Developed and compared multiple convolutional neural network (CNN) models to classify plant seedling images for Cargill, delivering a high-accuracy proof-of-concept for automating agricultural identification.


Goal:

Automate the classification of 12 different plant seedling species to improve efficiency and support precision agriculture.


Approach:

Built a baseline CNN and implemented a transfer learning solution with ResNet50. Applied data augmentation (random rotations) and used class weights to create a robust model that generalizes well.


Outcome:

The final transfer learning model achieved ~95% validation accuracy. This POC demonstrates a powerful and scalable solution for reducing manual labor and enhancing crop management.

THE CHALLENGE

The manual identification of plant seedlings is a time-consuming and labor-intensive process in agriculture. Cargill sought a proof-of-concept to demonstrate that computer vision could automate this task accurately and efficiently, paving the way for data-driven farming solutions.

MY APPROACH

1. Data Preparation & Augmentation:

  • Preprocessed a dataset of 4,750 seedling images across 12 species.
  • Implemented on-the-fly data augmentation to introduce rotational variance into the training set, improving model generalization.
  • Addressed a notable class imbalance by calculating and applying class weights during training.

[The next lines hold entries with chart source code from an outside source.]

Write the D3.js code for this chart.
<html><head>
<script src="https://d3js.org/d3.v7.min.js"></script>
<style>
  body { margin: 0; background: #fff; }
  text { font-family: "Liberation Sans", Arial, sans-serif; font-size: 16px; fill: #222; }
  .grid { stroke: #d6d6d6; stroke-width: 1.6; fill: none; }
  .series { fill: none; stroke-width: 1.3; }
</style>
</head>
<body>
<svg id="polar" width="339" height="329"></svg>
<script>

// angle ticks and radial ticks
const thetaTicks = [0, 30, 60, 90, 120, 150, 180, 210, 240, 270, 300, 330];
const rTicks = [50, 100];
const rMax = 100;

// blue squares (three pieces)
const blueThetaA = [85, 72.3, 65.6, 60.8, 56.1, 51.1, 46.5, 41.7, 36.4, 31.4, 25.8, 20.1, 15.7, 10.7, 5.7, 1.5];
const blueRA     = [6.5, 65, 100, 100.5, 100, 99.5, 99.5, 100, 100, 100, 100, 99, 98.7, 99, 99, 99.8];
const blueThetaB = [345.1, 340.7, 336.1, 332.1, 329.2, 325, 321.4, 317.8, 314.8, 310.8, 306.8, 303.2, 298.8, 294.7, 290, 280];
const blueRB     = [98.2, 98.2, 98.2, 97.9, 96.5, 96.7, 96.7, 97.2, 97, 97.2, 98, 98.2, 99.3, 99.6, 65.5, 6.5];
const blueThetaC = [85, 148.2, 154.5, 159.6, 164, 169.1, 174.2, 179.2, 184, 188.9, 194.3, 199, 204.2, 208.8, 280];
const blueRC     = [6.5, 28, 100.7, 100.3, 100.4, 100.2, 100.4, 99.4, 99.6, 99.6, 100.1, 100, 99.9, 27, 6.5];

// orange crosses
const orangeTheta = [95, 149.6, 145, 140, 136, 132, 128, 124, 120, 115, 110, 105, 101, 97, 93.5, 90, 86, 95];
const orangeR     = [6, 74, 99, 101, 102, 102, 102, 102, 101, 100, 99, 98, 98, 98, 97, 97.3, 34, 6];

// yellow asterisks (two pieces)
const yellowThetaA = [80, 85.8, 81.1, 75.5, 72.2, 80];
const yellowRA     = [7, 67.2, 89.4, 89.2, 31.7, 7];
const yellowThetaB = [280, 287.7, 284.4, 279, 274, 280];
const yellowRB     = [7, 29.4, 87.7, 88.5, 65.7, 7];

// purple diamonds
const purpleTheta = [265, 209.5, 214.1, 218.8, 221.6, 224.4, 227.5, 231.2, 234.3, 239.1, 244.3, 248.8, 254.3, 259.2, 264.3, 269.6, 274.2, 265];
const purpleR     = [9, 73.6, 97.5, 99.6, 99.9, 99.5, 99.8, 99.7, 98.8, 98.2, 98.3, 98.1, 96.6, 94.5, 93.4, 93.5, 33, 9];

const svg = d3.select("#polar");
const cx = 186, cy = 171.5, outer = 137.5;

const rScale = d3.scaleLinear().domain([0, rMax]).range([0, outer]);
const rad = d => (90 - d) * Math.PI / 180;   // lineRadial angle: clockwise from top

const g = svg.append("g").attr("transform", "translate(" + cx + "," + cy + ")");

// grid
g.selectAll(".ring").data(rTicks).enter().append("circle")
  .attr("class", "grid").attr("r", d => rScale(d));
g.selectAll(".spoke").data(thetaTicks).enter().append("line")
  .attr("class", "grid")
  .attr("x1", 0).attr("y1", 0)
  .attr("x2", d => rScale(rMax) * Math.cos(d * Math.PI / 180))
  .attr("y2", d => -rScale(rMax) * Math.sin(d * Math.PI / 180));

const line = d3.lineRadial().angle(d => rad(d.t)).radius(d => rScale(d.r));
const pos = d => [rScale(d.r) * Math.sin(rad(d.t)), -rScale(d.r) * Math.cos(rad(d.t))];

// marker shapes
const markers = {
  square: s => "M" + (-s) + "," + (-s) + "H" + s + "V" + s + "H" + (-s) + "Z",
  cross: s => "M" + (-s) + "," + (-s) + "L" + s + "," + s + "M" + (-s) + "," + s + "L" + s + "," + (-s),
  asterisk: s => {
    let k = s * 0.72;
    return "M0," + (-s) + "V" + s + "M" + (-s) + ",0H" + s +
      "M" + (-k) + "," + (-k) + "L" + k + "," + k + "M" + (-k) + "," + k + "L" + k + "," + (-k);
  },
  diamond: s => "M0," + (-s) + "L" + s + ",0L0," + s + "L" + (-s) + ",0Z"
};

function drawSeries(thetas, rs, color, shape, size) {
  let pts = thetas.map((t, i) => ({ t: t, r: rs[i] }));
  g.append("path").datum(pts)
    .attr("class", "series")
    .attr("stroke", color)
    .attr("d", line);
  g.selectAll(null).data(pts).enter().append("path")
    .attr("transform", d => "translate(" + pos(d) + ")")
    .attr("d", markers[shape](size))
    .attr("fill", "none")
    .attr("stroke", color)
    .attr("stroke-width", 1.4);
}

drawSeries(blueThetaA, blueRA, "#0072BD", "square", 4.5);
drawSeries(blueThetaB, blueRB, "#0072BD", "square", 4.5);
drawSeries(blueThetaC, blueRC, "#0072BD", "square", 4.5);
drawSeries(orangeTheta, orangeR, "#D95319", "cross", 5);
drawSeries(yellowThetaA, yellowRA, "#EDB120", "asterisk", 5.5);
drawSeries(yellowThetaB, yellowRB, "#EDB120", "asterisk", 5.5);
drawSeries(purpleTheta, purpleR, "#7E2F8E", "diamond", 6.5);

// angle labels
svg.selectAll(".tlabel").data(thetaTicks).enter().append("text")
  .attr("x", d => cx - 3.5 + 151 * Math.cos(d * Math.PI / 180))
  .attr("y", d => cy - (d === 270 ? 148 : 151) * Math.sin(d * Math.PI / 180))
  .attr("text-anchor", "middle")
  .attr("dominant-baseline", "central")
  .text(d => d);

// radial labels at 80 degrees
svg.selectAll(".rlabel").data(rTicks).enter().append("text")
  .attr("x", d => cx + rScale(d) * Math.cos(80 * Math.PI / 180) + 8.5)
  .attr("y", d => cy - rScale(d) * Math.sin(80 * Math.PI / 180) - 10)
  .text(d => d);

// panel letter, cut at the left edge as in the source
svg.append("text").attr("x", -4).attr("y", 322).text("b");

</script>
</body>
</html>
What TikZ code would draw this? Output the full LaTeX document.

2. Model Design & Training:

  • Baseline Model: Built a sequential CNN from scratch to establish an initial performance benchmark (~88% accuracy).
  • Advanced Model: Implemented a transfer learning strategy using a pre-trained ResNet50 model, adding custom classification layers on top.

3. Evaluation:

  • Utilized Adam optimizer and categorical cross-entropy loss.
  • Monitored learning curves and used callbacks like EarlyStopping and ReduceLROnPlateau.
  • Performed a detailed evaluation using a confusion matrix and classification report.

PERFORMANCE & VALIDATION

  • Validation Accuracy: ~95%
  • The ResNet50 model proved highly effective, demonstrating robust classification even for visually similar species.
  • Analysis confirmed the model's ability to overcome the initial dataset imbalance.

IMPACT & BUSINESS RELEVANCE

  • Accuracy: Delivers high-fidelity classification suitable for real-world agricultural applications.
  • Efficiency: Provides a foundation for an automated system that can classify crops instantly, reducing reliance on manual labor.
  • Scalability: The architecture is adaptable and can be fine-tuned for other agricultural classification tasks.

NEXT STEPS

  • Integrate with mobile or IoT camera systems for field deployment.
  • Expand dataset to include seasonal variations and multi-region crops.
  • Implement real-time inference for on-site decision making.